18. 16 Reading text descriptions of trades of more than two teams and more than one player per team hurts my head. I always end up writing them out in a table like the link below, so I can better understand it. After all, what’s most important is what happened to each team, who they traded and who they obtained.
Still a fascinating trade, especially because all three teams made the playoffs, and two made the WS, in 1988.
19. 10 Apparently I am officially at or past the age where memories get blurry! Besides, the ’77 and ’78 WS were particulary tough to take for us Dodger fans (Reggie’s homers, Nettles’ glove, Reggie’s hip). Thank goodness for ’81.
BTW, Reggie hit those three homes off Hooton, Sosa and Hough.
20. 17 So is there some guitar player named “Storm Davis” I should have heard of?
21. 20 No, but apparently there is now some white-guy indie hip-hopper using that name.
22. Also in the early ’80s Dodger pitcher and Pink Floyd keyboardist Rick(y) Wright. The Dodgers traded half a band to get Rick Honeycutt.
23. El Lay Dave, Stewart may have kept his nose clean otherwise, but he did have at least one embarassing moment: http://www.dodgerblues.com/content/features_moments.html#stewart
I knew about Jimmy Smith, master of the Hammond B3, but not Lonnie Smith. FWIW, there were 3 different Joe Walshes who had brief careers many years ago. And Jim Morrison manned the hot corner for the Pirates for a while after he faked his death.
24. If I could just add. The hollywood movie recreation of this scene occurred in the 1989 movie Major League.
Charlie Sheen enters to the music “Wild Thing” and a screaming Cleveland crowd.

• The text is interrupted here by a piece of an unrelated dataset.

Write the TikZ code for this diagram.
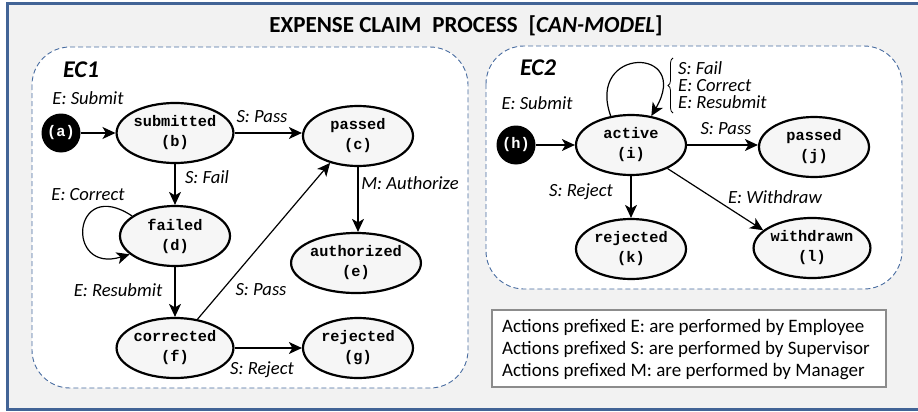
\documentclass[tikz,border=0pt]{standalone}
\usepackage{fontspec}
\setmainfont{Carlito}
\newfontfamily\codefont{Liberation Mono}
\usetikzlibrary{arrows.meta,shapes.geometric,decorations.pathreplacing}

\definecolor{frameblue}{RGB}{66,100,150}
\definecolor{dashblue}{RGB}{72,108,160}
\definecolor{panelgray}{RGB}{242,242,242}
\definecolor{statefill}{RGB}{246,246,246}
\definecolor{legendgray}{RGB}{140,140,140}

\begin{document}
\begin{tikzpicture}[x=1pt,y=-1pt,
  stnode/.style={ellipse, draw=black, line width=2.2pt, fill=statefill,
    minimum width=110pt, minimum height=60pt, inner sep=0pt, align=center,
    font=\codefont\bfseries\fontsize{15.3}{20}\selectfont},
  startnode/.style={circle, fill=black, text=white, minimum size=39pt, inner sep=0pt,
    font=\codefont\bfseries\fontsize{15.3}{20}\selectfont},
  edge/.style={line width=1.2pt, -{Stealth[length=13pt,width=12pt,inset=3.5pt]}},
  lbl/.style={font=\itshape\fontsize{18.6}{20}\selectfont, inner sep=0pt},
  groupbox/.style={draw=dashblue, line width=0.9pt, dash pattern=on 5pt off 3pt,
    rounded corners=38pt, fill=white},
  grouptitle/.style={font=\bfseries\itshape\fontsize{24}{26}\selectfont, inner sep=0pt}
]
\useasboundingbox (0,0) rectangle (918,412);
\clip (0,0) rectangle (918,412);

% outer frame
\fill[white] (0,0) rectangle (918,412);
\draw[frameblue, line width=3pt, fill=panelgray] (7,4) rectangle (940,409);

% title
\node[font=\bfseries\fontsize{23}{26}\selectfont, inner sep=0pt] (title) at (466,26)
  {EXPENSE CLAIM\hspace{0.25em} PROCESS\hspace{0.25em} [\textit{CAN-MODEL}]};

% group panels
\draw[groupbox] (32,47) rectangle (468,388);
\draw[groupbox] (486,46) rectangle (902,289);
\node[grouptitle] (ec1) at (81,70) {EC1};
\node[grouptitle] (ec2) at (538,68) {EC2};

% ---- EC1 ----
\node[startnode] (a) at (61,133) {(a)};
\node[stnode] (b) at (175,133) {submitted\\(b)};
\node[stnode] (c) at (358,136) {passed\\(c)};
\node[stnode] (d) at (175,236) {failed\\(d)};
\node[stnode] (e) at (356,263) {authorized\\(e)};
\node[stnode] (f) at (175,348) {corrected\\(f)};
\node[stnode] (g) at (358,348) {rejected\\(g)};

\draw[edge] (a) -- (b);
\draw[edge] (b) -- (b -| c.west);
\draw[edge] (b) -- (d);
\draw[edge] (d) -- (f);
\draw[edge] (f.52) -- (c.224);
\draw[edge] (f) -- (g);
\draw[edge] (c) -- (c |- e.north);
\draw[edge] (d.155) .. controls +(-60,-40) and +(-65,20) .. (d.202);

\node[lbl] (la) at (88,98) {E: Submit};
\node[lbl] (lb) at (262,117) {S: Pass};
\node[lbl] (lc) at (207,177) {S: Fail};
\node[lbl] (ld) at (88,195) {E: Correct};
\node[lbl] (le) at (118,290) {E: Resubmit};
\node[lbl] (lf) at (261,290) {S: Pass};
\node[lbl] (lg) at (262,370) {S: Reject};
\node[lbl] (lh) at (410,183) {M: Authorize};

% ---- EC2 ----
\node[startnode] (h) at (516,145) {(h)};
\node[stnode] (i) at (631,145) {active\\(i)};
\node[stnode] (j) at (814,147) {passed\\(j)};
\node[stnode] (k) at (631,249) {rejected\\(k)};
\node[stnode] (l) at (812,248) {withdrawn\\(l)};

\draw[edge] (h) -- (i);
\draw[edge] (i) -- (i -| j.west);
\draw[edge] (i) -- (k);
\draw[edge] (i) -- (l.160);
\draw[edge] (i.125) .. controls +(-25,-70) and +(41,-70) .. (i.55);

\node[lbl] (li) at (537,103) {E: Submit};
\node[lbl] (lj) at (726,129) {S: Pass};
\node[lbl] (lk) at (581,192) {S: Reject};
\node[lbl] (ll) at (775,197) {E: Withdraw};

\coordinate (brtop) at (673,58);
\coordinate (brbot) at (673,113);
\draw[line width=0.8pt, decorate, decoration={brace, amplitude=5pt}] (brbot) -- (brtop);
\node[lbl, anchor=west, align=left, font=\itshape\fontsize{18.6}{17}\selectfont] (lloop) at (678,85)
  {S: Fail\\E: Correct\\E: Resubmit};

% legend
\node[draw=legendgray, line width=1.2pt, fill=white, minimum width=394pt, minimum height=77pt,
  inner sep=0pt] (legendbox) at (689,348.5) {};
\node[anchor=west, align=left, font=\fontsize{19}{22}\selectfont, inner sep=0pt] (legendtext) at (502,350)
  {Actions prefixed E: are performed by Employee\\
   Actions prefixed S: are performed by Supervisor\\
   Actions prefixed M: are performed by Manager};
\end{tikzpicture}
\end{document}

The writer of the movie has been interviewed and stated that he was a young Dodger fan when Welch struck out Reggie Jackson.
And he did a great job. I still get goose bumps when Charlie Sheen enters that game!
25. Intersting your comparisons to The Natural. I was too young to have experienced the Welch VS. Reggie. However in the book version of The Natural Roy strikes out. Just like Reggie.